→ **WHAT YOU ARE ASKED TO DO**
Output the full listing below exactly, without the pictures.

→ **DATASET EXCERPT**
— Start —

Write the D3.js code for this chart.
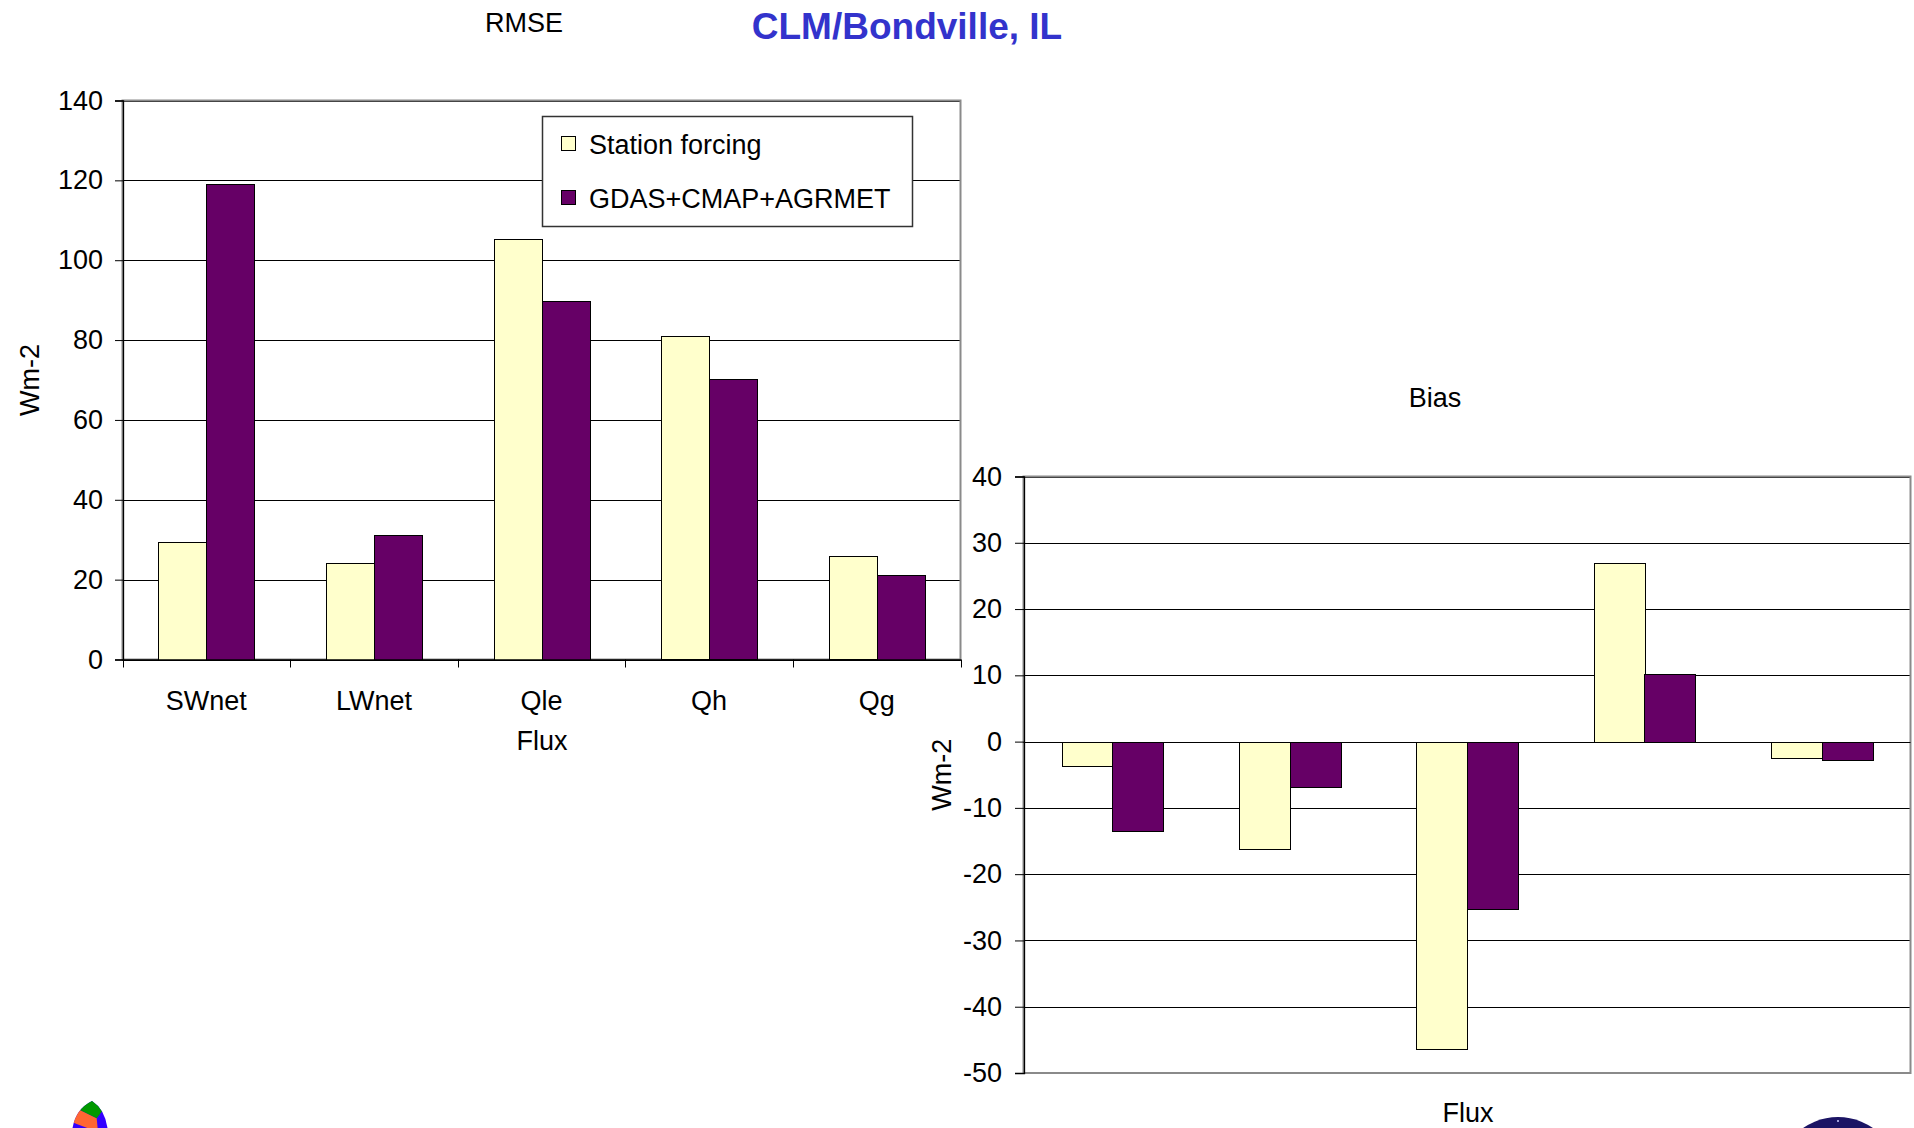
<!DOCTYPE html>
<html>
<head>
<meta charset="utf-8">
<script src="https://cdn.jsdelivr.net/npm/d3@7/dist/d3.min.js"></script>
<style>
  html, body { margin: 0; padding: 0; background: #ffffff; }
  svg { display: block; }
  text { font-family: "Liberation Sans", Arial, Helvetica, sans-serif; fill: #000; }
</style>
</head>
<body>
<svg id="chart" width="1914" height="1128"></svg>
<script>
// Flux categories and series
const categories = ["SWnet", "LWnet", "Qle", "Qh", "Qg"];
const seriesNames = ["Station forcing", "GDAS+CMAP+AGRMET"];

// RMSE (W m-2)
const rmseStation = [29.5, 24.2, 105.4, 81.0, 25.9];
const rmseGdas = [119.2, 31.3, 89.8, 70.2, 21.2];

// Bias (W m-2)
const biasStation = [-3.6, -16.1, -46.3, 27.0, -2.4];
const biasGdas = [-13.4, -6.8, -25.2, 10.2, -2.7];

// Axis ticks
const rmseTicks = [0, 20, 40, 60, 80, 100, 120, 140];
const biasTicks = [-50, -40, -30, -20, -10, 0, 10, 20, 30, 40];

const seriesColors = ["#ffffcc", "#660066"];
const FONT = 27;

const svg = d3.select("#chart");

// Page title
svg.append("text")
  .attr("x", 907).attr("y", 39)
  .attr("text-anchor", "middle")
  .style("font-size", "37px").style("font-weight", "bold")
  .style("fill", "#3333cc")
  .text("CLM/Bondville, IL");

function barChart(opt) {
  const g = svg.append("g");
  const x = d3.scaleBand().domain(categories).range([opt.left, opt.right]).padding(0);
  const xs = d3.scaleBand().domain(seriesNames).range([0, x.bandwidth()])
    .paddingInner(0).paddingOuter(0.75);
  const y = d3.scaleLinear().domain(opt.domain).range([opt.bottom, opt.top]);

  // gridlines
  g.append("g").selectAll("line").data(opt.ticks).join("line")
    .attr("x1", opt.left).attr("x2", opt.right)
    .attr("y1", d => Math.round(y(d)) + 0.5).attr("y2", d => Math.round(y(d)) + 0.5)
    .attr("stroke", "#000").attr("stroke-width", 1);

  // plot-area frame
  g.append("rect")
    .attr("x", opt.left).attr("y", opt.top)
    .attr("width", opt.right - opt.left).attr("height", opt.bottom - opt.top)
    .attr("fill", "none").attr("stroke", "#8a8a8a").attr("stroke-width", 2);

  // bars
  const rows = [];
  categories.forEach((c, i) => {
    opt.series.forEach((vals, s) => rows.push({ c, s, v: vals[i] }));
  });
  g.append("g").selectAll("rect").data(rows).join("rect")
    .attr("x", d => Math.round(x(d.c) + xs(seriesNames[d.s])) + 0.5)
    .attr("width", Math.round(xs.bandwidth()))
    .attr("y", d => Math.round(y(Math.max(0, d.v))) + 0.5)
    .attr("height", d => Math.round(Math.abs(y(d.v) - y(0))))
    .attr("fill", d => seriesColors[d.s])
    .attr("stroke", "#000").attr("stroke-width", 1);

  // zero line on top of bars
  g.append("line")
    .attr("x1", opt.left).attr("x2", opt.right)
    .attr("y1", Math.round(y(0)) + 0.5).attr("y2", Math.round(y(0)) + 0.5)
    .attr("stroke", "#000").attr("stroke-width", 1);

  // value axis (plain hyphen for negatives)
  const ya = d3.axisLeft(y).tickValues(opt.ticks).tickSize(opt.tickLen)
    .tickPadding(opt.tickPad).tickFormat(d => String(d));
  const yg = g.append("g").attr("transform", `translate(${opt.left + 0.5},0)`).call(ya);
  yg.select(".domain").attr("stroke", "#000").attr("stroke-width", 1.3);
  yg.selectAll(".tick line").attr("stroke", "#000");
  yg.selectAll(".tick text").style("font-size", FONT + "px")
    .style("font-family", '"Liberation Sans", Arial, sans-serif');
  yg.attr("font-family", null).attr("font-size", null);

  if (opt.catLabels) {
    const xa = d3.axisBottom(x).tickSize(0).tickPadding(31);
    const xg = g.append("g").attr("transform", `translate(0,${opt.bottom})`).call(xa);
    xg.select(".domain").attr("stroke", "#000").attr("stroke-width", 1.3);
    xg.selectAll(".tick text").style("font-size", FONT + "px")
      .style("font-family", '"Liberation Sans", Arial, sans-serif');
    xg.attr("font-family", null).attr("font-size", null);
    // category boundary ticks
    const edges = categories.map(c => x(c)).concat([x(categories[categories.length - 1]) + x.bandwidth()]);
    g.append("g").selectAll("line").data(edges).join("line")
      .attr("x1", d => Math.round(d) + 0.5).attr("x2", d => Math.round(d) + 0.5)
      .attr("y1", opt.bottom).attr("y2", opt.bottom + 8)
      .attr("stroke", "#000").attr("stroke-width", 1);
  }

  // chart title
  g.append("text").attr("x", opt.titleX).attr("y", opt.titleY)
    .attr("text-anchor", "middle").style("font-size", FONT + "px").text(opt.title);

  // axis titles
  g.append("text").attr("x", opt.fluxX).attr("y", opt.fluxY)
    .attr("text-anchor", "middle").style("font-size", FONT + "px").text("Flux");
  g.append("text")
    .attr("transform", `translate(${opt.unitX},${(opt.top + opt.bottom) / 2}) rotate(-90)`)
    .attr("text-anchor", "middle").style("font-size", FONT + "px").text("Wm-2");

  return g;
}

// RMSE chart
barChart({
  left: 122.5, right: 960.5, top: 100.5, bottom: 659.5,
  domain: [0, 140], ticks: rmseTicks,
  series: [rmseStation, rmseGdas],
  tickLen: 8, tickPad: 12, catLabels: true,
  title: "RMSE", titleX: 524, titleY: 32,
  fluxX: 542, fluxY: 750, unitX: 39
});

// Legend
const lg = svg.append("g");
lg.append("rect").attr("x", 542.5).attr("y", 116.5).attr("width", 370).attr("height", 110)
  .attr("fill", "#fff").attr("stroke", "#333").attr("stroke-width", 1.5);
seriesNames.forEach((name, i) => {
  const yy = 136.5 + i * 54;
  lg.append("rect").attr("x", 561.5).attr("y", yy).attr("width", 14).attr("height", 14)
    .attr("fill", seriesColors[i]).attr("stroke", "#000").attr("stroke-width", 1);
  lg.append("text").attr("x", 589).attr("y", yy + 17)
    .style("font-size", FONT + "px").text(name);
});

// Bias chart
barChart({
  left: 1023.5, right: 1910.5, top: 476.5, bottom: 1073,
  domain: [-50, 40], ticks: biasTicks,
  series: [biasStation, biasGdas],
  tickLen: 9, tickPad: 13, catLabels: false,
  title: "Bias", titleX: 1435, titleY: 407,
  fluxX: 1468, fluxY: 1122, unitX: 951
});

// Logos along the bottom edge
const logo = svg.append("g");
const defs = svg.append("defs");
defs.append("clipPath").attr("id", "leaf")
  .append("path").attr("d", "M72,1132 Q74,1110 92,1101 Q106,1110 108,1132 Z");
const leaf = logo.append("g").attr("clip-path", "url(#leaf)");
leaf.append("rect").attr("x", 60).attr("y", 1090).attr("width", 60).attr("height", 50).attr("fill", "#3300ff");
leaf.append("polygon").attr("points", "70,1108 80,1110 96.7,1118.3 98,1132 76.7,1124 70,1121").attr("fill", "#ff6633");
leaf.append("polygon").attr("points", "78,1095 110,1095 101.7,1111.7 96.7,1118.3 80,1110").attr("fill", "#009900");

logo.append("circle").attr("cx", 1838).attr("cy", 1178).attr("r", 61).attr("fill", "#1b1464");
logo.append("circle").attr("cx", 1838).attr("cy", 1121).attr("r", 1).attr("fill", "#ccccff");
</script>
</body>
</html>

— End —

→ **TASK SOLUTION**
Write the D3.js code for this chart.
<!DOCTYPE html>
<html>
<head>
<meta charset="utf-8">
<script src="https://cdn.jsdelivr.net/npm/d3@7/dist/d3.min.js"></script>
<style>
  html, body { margin: 0; padding: 0; background: #ffffff; }
  svg { display: block; }
  text { font-family: "Liberation Sans", Arial, Helvetica, sans-serif; fill: #000; }
</style>
</head>
<body>
<svg id="chart" width="1914" height="1128"></svg>
<script>
// Flux categories and series
const categories = ["SWnet", "LWnet", "Qle", "Qh", "Qg"];
const seriesNames = ["Station forcing", "GDAS+CMAP+AGRMET"];

// RMSE (W m-2)
const rmseStation = [29.5, 24.2, 105.4, 81.0, 25.9];
const rmseGdas = [119.2, 31.3, 89.8, 70.2, 21.2];

// Bias (W m-2)
const biasStation = [-3.6, -16.1, -46.3, 27.0, -2.4];
const biasGdas = [-13.4, -6.8, -25.2, 10.2, -2.7];

// Axis ticks
const rmseTicks = [0, 20, 40, 60, 80, 100, 120, 140];
const biasTicks = [-50, -40, -30, -20, -10, 0, 10, 20, 30, 40];

const seriesColors = ["#ffffcc", "#660066"];
const FONT = 27;

const svg = d3.select("#chart");

// Page title
svg.append("text")
  .attr("x", 907).attr("y", 39)
  .attr("text-anchor", "middle")
  .style("font-size", "37px").style("font-weight", "bold")
  .style("fill", "#3333cc")
  .text("CLM/Bondville, IL");

function barChart(opt) {
  const g = svg.append("g");
  const x = d3.scaleBand().domain(categories).range([opt.left, opt.right]).padding(0);
  const xs = d3.scaleBand().domain(seriesNames).range([0, x.bandwidth()])
    .paddingInner(0).paddingOuter(0.75);
  const y = d3.scaleLinear().domain(opt.domain).range([opt.bottom, opt.top]);

  // gridlines
  g.append("g").selectAll("line").data(opt.ticks).join("line")
    .attr("x1", opt.left).attr("x2", opt.right)
    .attr("y1", d => Math.round(y(d)) + 0.5).attr("y2", d => Math.round(y(d)) + 0.5)
    .attr("stroke", "#000").attr("stroke-width", 1);

  // plot-area frame
  g.append("rect")
    .attr("x", opt.left).attr("y", opt.top)
    .attr("width", opt.right - opt.left).attr("height", opt.bottom - opt.top)
    .attr("fill", "none").attr("stroke", "#8a8a8a").attr("stroke-width", 2);

  // bars
  const rows = [];
  categories.forEach((c, i) => {
    opt.series.forEach((vals, s) => rows.push({ c, s, v: vals[i] }));
  });
  g.append("g").selectAll("rect").data(rows).join("rect")
    .attr("x", d => Math.round(x(d.c) + xs(seriesNames[d.s])) + 0.5)
    .attr("width", Math.round(xs.bandwidth()))
    .attr("y", d => Math.round(y(Math.max(0, d.v))) + 0.5)
    .attr("height", d => Math.round(Math.abs(y(d.v) - y(0))))
    .attr("fill", d => seriesColors[d.s])
    .attr("stroke", "#000").attr("stroke-width", 1);

  // zero line on top of bars
  g.append("line")
    .attr("x1", opt.left).attr("x2", opt.right)
    .attr("y1", Math.round(y(0)) + 0.5).attr("y2", Math.round(y(0)) + 0.5)
    .attr("stroke", "#000").attr("stroke-width", 1);

  // value axis (plain hyphen for negatives)
  const ya = d3.axisLeft(y).tickValues(opt.ticks).tickSize(opt.tickLen)
    .tickPadding(opt.tickPad).tickFormat(d => String(d));
  const yg = g.append("g").attr("transform", `translate(${opt.left + 0.5},0)`).call(ya);
  yg.select(".domain").attr("stroke", "#000").attr("stroke-width", 1.3);
  yg.selectAll(".tick line").attr("stroke", "#000");
  yg.selectAll(".tick text").style("font-size", FONT + "px")
    .style("font-family", '"Liberation Sans", Arial, sans-serif');
  yg.attr("font-family", null).attr("font-size", null);

  if (opt.catLabels) {
    const xa = d3.axisBottom(x).tickSize(0).tickPadding(31);
    const xg = g.append("g").attr("transform", `translate(0,${opt.bottom})`).call(xa);
    xg.select(".domain").attr("stroke", "#000").attr("stroke-width", 1.3);
    xg.selectAll(".tick text").style("font-size", FONT + "px")
      .style("font-family", '"Liberation Sans", Arial, sans-serif');
    xg.attr("font-family", null).attr("font-size", null);
    // category boundary ticks
    const edges = categories.map(c => x(c)).concat([x(categories[categories.length - 1]) + x.bandwidth()]);
    g.append("g").selectAll("line").data(edges).join("line")
      .attr("x1", d => Math.round(d) + 0.5).attr("x2", d => Math.round(d) + 0.5)
      .attr("y1", opt.bottom).attr("y2", opt.bottom + 8)
      .attr("stroke", "#000").attr("stroke-width", 1);
  }

  // chart title
  g.append("text").attr("x", opt.titleX).attr("y", opt.titleY)
    .attr("text-anchor", "middle").style("font-size", FONT + "px").text(opt.title);

  // axis titles
  g.append("text").attr("x", opt.fluxX).attr("y", opt.fluxY)
    .attr("text-anchor", "middle").style("font-size", FONT + "px").text("Flux");
  g.append("text")
    .attr("transform", `translate(${opt.unitX},${(opt.top + opt.bottom) / 2}) rotate(-90)`)
    .attr("text-anchor", "middle").style("font-size", FONT + "px").text("Wm-2");

  return g;
}

// RMSE chart
barChart({
  left: 122.5, right: 960.5, top: 100.5, bottom: 659.5,
  domain: [0, 140], ticks: rmseTicks,
  series: [rmseStation, rmseGdas],
  tickLen: 8, tickPad: 12, catLabels: true,
  title: "RMSE", titleX: 524, titleY: 32,
  fluxX: 542, fluxY: 750, unitX: 39
});

// Legend
const lg = svg.append("g");
lg.append("rect").attr("x", 542.5).attr("y", 116.5).attr("width", 370).attr("height", 110)
  .attr("fill", "#fff").attr("stroke", "#333").attr("stroke-width", 1.5);
seriesNames.forEach((name, i) => {
  const yy = 136.5 + i * 54;
  lg.append("rect").attr("x", 561.5).attr("y", yy).attr("width", 14).attr("height", 14)
    .attr("fill", seriesColors[i]).attr("stroke", "#000").attr("stroke-width", 1);
  lg.append("text").attr("x", 589).attr("y", yy + 17)
    .style("font-size", FONT + "px").text(name);
});

// Bias chart
barChart({
  left: 1023.5, right: 1910.5, top: 476.5, bottom: 1073,
  domain: [-50, 40], ticks: biasTicks,
  series: [biasStation, biasGdas],
  tickLen: 9, tickPad: 13, catLabels: false,
  title: "Bias", titleX: 1435, titleY: 407,
  fluxX: 1468, fluxY: 1122, unitX: 951
});

// Logos along the bottom edge
const logo = svg.append("g");
const defs = svg.append("defs");
defs.append("clipPath").attr("id", "leaf")
  .append("path").attr("d", "M72,1132 Q74,1110 92,1101 Q106,1110 108,1132 Z");
const leaf = logo.append("g").attr("clip-path", "url(#leaf)");
leaf.append("rect").attr("x", 60).attr("y", 1090).attr("width", 60).attr("height", 50).attr("fill", "#3300ff");
leaf.append("polygon").attr("points", "70,1108 80,1110 96.7,1118.3 98,1132 76.7,1124 70,1121").attr("fill", "#ff6633");
leaf.append("polygon").attr("points", "78,1095 110,1095 101.7,1111.7 96.7,1118.3 80,1110").attr("fill", "#009900");

logo.append("circle").attr("cx", 1838).attr("cy", 1178).attr("r", 61).attr("fill", "#1b1464");
logo.append("circle").attr("cx", 1838).attr("cy", 1121).attr("r", 1).attr("fill", "#ccccff");
</script>
</body>
</html>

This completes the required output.